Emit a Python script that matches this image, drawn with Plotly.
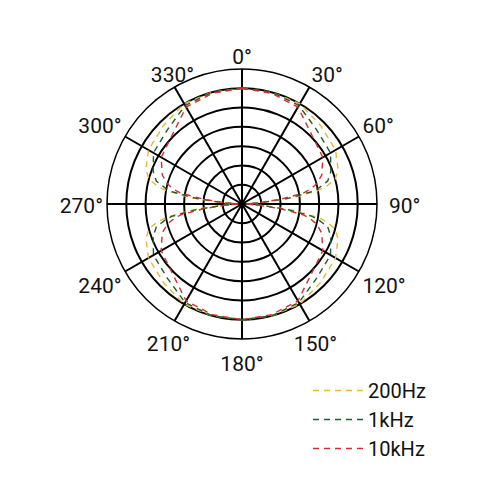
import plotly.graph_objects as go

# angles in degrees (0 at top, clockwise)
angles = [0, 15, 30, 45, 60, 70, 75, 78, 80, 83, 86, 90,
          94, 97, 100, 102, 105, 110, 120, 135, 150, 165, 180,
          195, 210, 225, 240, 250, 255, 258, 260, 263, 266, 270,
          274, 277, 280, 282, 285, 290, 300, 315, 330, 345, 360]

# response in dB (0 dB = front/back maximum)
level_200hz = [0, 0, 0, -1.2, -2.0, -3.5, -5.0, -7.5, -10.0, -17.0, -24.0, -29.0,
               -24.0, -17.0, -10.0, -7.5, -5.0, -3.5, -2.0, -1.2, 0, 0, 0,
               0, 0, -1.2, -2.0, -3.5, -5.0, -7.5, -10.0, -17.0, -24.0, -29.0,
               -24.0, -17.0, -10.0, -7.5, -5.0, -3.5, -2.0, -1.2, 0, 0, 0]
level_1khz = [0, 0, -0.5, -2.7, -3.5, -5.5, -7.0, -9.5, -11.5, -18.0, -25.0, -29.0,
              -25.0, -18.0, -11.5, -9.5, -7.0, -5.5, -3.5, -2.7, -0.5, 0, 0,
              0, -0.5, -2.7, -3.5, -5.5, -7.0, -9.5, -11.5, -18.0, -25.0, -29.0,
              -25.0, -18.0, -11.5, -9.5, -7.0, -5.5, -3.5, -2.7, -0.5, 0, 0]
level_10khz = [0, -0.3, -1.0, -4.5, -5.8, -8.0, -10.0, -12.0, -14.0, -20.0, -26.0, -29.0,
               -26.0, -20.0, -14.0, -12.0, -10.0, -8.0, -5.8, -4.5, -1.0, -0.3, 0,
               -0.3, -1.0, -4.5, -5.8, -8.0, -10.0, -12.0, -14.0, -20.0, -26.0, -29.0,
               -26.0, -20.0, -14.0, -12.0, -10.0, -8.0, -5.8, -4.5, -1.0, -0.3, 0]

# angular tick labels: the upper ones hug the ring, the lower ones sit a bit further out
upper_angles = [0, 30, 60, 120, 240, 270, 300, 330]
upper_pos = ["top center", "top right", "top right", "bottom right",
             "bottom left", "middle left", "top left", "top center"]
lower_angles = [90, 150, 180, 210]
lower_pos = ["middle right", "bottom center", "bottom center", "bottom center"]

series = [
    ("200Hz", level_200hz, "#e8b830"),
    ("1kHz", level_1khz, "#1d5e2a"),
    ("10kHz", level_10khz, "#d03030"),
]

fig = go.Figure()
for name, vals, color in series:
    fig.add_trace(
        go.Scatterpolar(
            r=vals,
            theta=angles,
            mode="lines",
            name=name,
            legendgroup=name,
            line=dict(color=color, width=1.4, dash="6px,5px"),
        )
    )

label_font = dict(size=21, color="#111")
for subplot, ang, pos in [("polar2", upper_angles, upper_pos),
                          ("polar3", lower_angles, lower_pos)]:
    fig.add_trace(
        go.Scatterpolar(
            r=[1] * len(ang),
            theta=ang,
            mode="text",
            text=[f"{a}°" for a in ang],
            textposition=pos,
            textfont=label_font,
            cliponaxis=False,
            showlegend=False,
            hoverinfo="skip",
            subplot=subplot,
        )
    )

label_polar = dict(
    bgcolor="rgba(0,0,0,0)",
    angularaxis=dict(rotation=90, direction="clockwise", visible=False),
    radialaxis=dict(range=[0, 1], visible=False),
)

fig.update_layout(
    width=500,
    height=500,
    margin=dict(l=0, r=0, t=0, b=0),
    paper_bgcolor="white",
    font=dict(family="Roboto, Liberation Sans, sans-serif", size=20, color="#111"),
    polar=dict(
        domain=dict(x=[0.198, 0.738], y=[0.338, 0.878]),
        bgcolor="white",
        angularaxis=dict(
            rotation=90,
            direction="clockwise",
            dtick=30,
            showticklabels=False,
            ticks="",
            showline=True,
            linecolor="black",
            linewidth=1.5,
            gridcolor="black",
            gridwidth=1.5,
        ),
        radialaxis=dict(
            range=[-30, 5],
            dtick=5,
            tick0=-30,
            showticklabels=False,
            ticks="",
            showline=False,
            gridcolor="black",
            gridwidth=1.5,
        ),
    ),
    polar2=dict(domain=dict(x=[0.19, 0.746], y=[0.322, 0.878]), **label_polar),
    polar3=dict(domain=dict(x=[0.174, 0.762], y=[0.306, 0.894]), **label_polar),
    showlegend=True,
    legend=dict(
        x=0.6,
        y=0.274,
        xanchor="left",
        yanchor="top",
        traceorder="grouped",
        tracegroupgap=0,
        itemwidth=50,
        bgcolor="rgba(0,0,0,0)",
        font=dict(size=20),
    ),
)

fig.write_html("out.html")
==*==
WHAT TO WORK ON: Return nothing but the lines running from the start of the data to the line with "274, 277, 280, 282, 285, 290, 300, 315, 330, 345, 360]", please, both ends included and no pictures.

OUTPUT FOR THIS EXERCISE:
Emit a Python script that matches this image, drawn with Plotly.
import plotly.graph_objects as go

# angles in degrees (0 at top, clockwise)
angles = [0, 15, 30, 45, 60, 70, 75, 78, 80, 83, 86, 90,
          94, 97, 100, 102, 105, 110, 120, 135, 150, 165, 180,
          195, 210, 225, 240, 250, 255, 258, 260, 263, 266, 270,
          274, 277, 280, 282, 285, 290, 300, 315, 330, 345, 360]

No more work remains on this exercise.